Monday, May 02, 2011

Is evolution theory science -- or a worldview?

The NCSE website says,
NCSE is pleased to offer a free preview (PDF) of Christopher Wills's The Darwinian Tourist: Viewing the World Through Evolutionary Eyes (Oxford University Press, 2010). The excerpt, chapter 1, takes a dive in Indonesia's Lembeh Strait as the chance to introduce the concept of common descent. Wills writes, "Surely no two organisms could be more dissimilar than the ingenious and graceful water-breathing cuttlefish and its clumsy air-gulping human observer. But in fact, even though present-day cuttlefish are expert shape-shifters and we are not, we had a common ancestor. And, at the time of that common ancestor, a far more astonishing shape-shift took place, one that had enormous evolutionary consequences."

WHAT? "A far more astonishing shape-shift"? I thought.that Darwinists believed that evolution was gradual.

The NCSE continues,

The publisher writes, "In The Darwinian Tourist, biologist Christopher Wills takes us on a series of adventures — exciting in their own right — that demonstrate how ecology and evolution have interacted to create the world we live in. ... With his own stunning color photographs of the wildlife he discovered on his travels, Wills not only takes us to these far-off places but, more important, draws out the evolutionary stories behind the wildlife and shows how our understanding of the living world can be deepened by a Darwinian perspective. ... The reader comes away with a renewed sense of wonder about the world's astounding diversity, along with a new appreciation of the long evolutionary history that has led to the wonders of the present-day."
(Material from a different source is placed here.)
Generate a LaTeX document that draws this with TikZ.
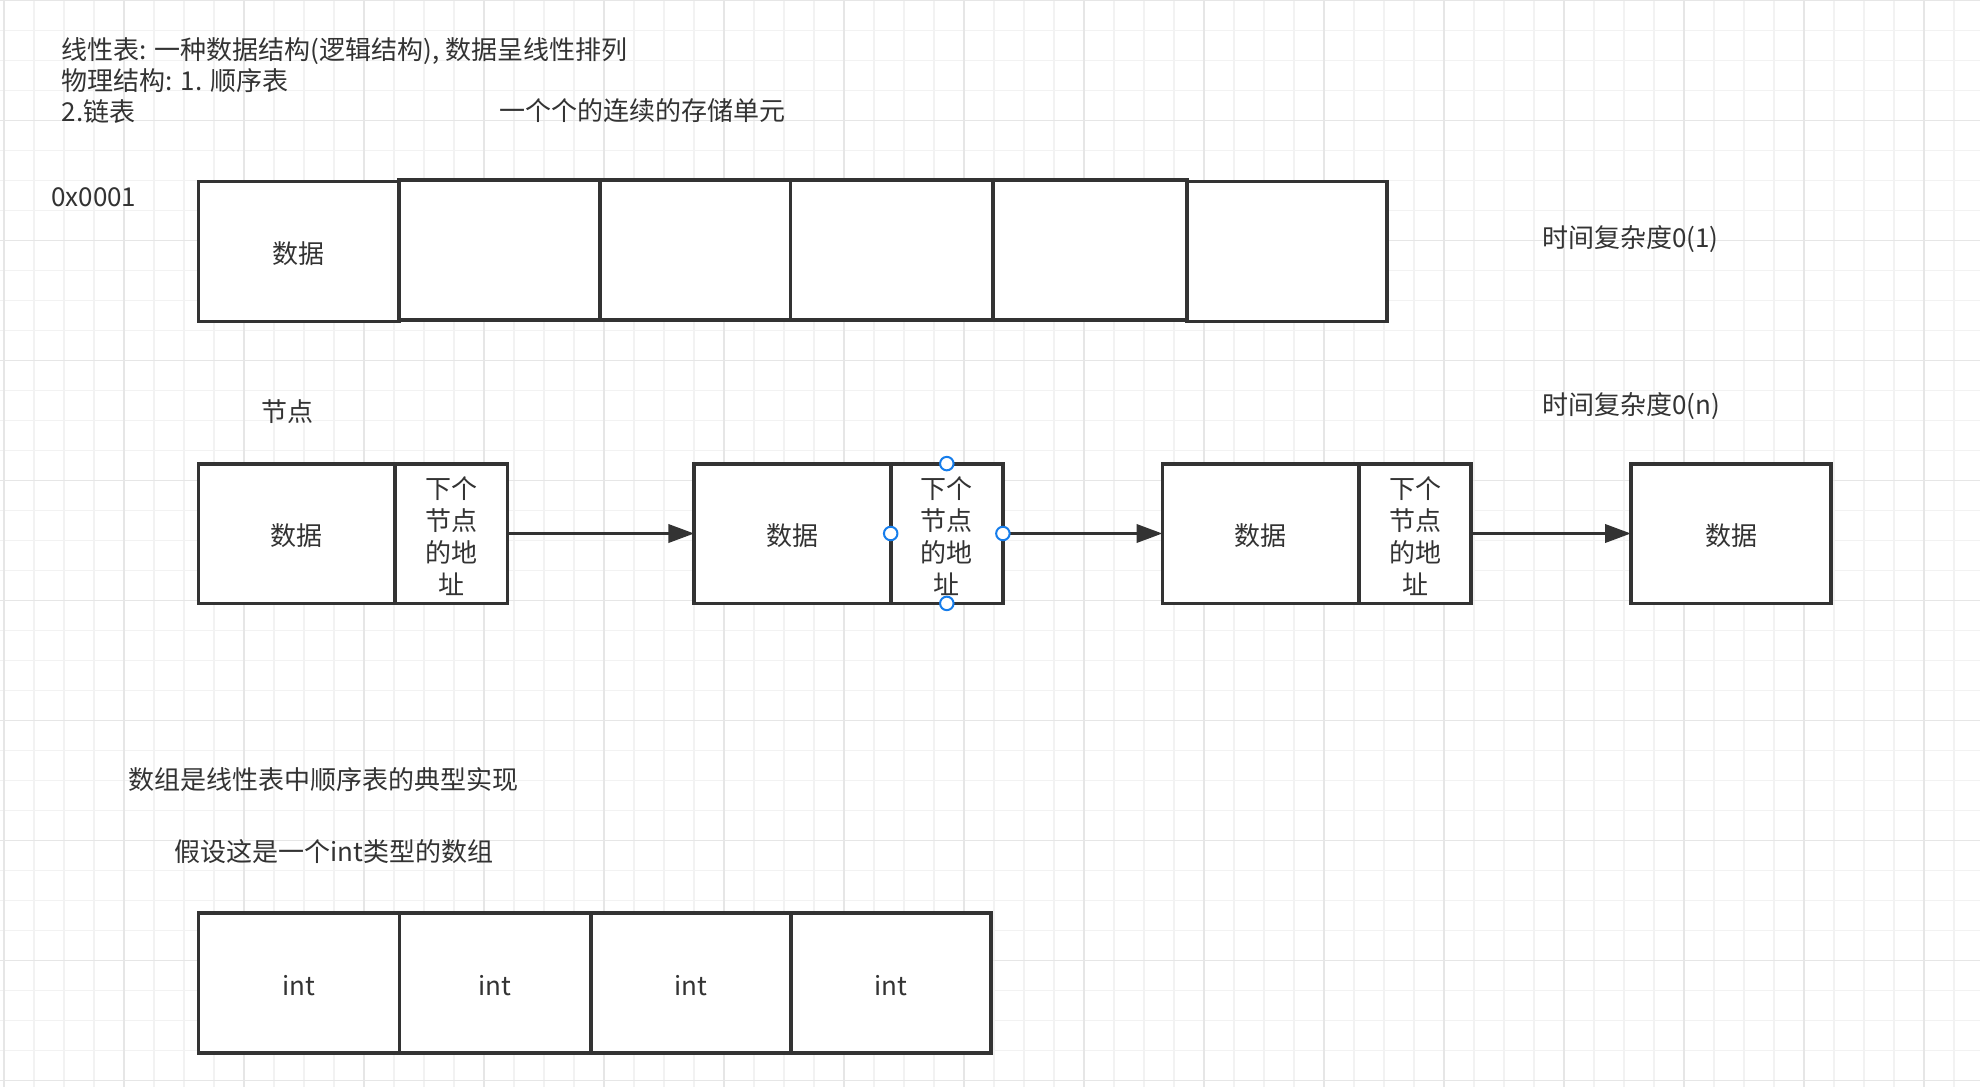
\documentclass[tikz,border=0pt]{standalone}
\usepackage{fontspec}
\setmainfont{Noto Sans CJK SC}
\usetikzlibrary{arrows.meta}
\definecolor{linec}{HTML}{333333}
\definecolor{txtc}{HTML}{333333}
\definecolor{gminor}{RGB}{242,242,242}
\definecolor{gmajor}{RGB}{230,230,230}
\definecolor{handleblue}{RGB}{22,125,235}
\newcommand{\fsz}{\fontsize{26pt}{32pt}\selectfont}
\begin{document}
\begin{tikzpicture}[x=1pt,y=-1pt,
  cell/.style={draw=linec, line width=3.8pt, fill=white, inner sep=0pt, outer sep=0pt, font=\fsz, text=txtc, align=center, text height=25.4pt, text depth=0.6pt},
  boxonly/.style={draw=linec, line width=3.8pt, fill=white, inner sep=0pt, outer sep=0pt},
  multitxt/.style={inner sep=0pt, font=\fsz, text=txtc, align=center, yshift=-2.8pt},
  lbl/.style={inner sep=0pt, font=\fsz, text=txtc, anchor=west, text height=22.9pt, text depth=3.1pt},
  arr/.style={draw=linec, line width=3.8pt, -{Triangle[length=26pt,width=18pt]}},
  handle/.style={circle, draw=handleblue, line width=2pt, fill=white, inner sep=0pt, minimum size=13.5pt},
  gridminor/.style={draw=gminor, line width=1.5pt},
  gridmajor/.style={draw=gmajor, line width=1.5pt}]
\useasboundingbox (0,0) rectangle (1980,1087);
\fill[white] (0,0) rectangle (1980,1087);
% grid
\foreach \i in {0,...,66} \draw[gridminor] (4+30*\i,0) -- (4+30*\i,1087);
\foreach \j in {0,...,36} \draw[gridminor] (0,0.7+30*\j) -- (1980,0.7+30*\j);
\foreach \i in {0,...,16} \draw[gridmajor] (4+120*\i,0) -- (4+120*\i,1087);
\foreach \j in {0,...,9} \draw[gridmajor] (0,0.7+120*\j) -- (1980,0.7+120*\j);

% header texts
\node[lbl] (t1) at (61.7,50) {线性表: 一种数据结构(逻辑结构), 数据呈线性排列};
\node[lbl] (t2) at (61.7,81) {物理结构: 1. 顺序表};
\node[lbl] (t3) at (61.7,112) {2.链表};
\node[lbl] (t4) at (499,111) {一个个的连续的存储单元};
\node[lbl] (t5) at (51,197) {0x0001};
\node[lbl] (t6) at (1542,238) {时间复杂度0(1)};
\node[lbl] (t7) at (1542,405) {时间复杂度0(n)};
\node[lbl, anchor=center] (t8) at (287,412) {节点};
\node[lbl] (t9) at (128.7,780) {数组是线性表中顺序表的典型实现};
\node[lbl] (t10) at (174.6,852) {假设这是一个int类型的数组};

% sequential array
\node[cell, minimum width=200.6pt, minimum height=140pt] (a1) at (298.7,251.5) {数据};
\node[cell, minimum width=200.8pt, minimum height=140pt] (a2) at (499.4,250) {};
\node[cell, minimum width=190.7pt, minimum height=140pt] (a3) at (695.15,250) {};
\node[cell, minimum width=202.1pt, minimum height=140pt] (a4) at (891.55,250) {};
\node[cell, minimum width=194.4pt, minimum height=140pt] (a5) at (1089.8,250) {};
\node[cell, minimum width=199.6pt, minimum height=140pt] (a6) at (1286.8,251.5) {};

% linked list
\node[cell, minimum width=196.5pt, minimum height=139.8pt] (n1d) at (296.75,533.5) {数据};
\node[boxonly, minimum width=112.5pt, minimum height=139.8pt] (n1n) at (451.25,533.5) {};
\node[multitxt] (n1t) at (n1n.center) {下个\\节点\\的地\\址};
\node[cell, minimum width=196.4pt, minimum height=139.8pt] (n2d) at (792.5,533.5) {数据};
\node[boxonly, minimum width=112.2pt, minimum height=139.8pt] (n2n) at (946.8,533.5) {};
\node[multitxt] (n2t) at (n2n.center) {下个\\节点\\的地\\址};
\node[cell, minimum width=196.5pt, minimum height=139.8pt] (n3d) at (1260.75,533.5) {数据};
\node[boxonly, minimum width=112.3pt, minimum height=139.8pt] (n3n) at (1415.15,533.5) {};
\node[multitxt] (n3t) at (n3n.center) {下个\\节点\\的地\\址};
\node[cell, minimum width=200pt, minimum height=139.8pt] (n4) at (1731,533.5) {数据};

\draw[arr] (n1n.east) -- (n2d.west);
\draw[arr] (n2n.east) -- (n3d.west);
\draw[arr] (n3n.east) -- (n4.west);

% selection handles
\node[handle] (h1) at (n2n.west) {};
\node[handle] (h2) at (n2n.east) {};
\node[handle] (h3) at (n2n.north) {};
\node[handle] (h4) at (n2n.south) {};

% int array
\node[cell, minimum width=201pt, minimum height=140pt] (b1) at (299,983.3) {int};
\node[cell, minimum width=191.4pt, minimum height=140pt] (b2) at (495.2,983.3) {int};
\node[cell, minimum width=199.7pt, minimum height=140pt] (b3) at (690.75,983.3) {int};
\node[cell, minimum width=200.2pt, minimum height=140pt] (b4) at (890.7,983.3) {int};
\end{tikzpicture}
\end{document}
Darwinists are always talking about how evolution theory enhances their wonder at nature and their belief in God (for those of them who believe in God). But believing that living thing are too complex to have evolved can have the same effects! Also, "our understanding of the living world" can also be "deepened" by criticisms of evolution theory.

Also, it is amazing that Darwinists can talk so casually and matter-of-factly about things that are very controversial. Also, Darwinists often talk about evolution theory with a fervor resembling that of bible pounding, holy rolling evangelists.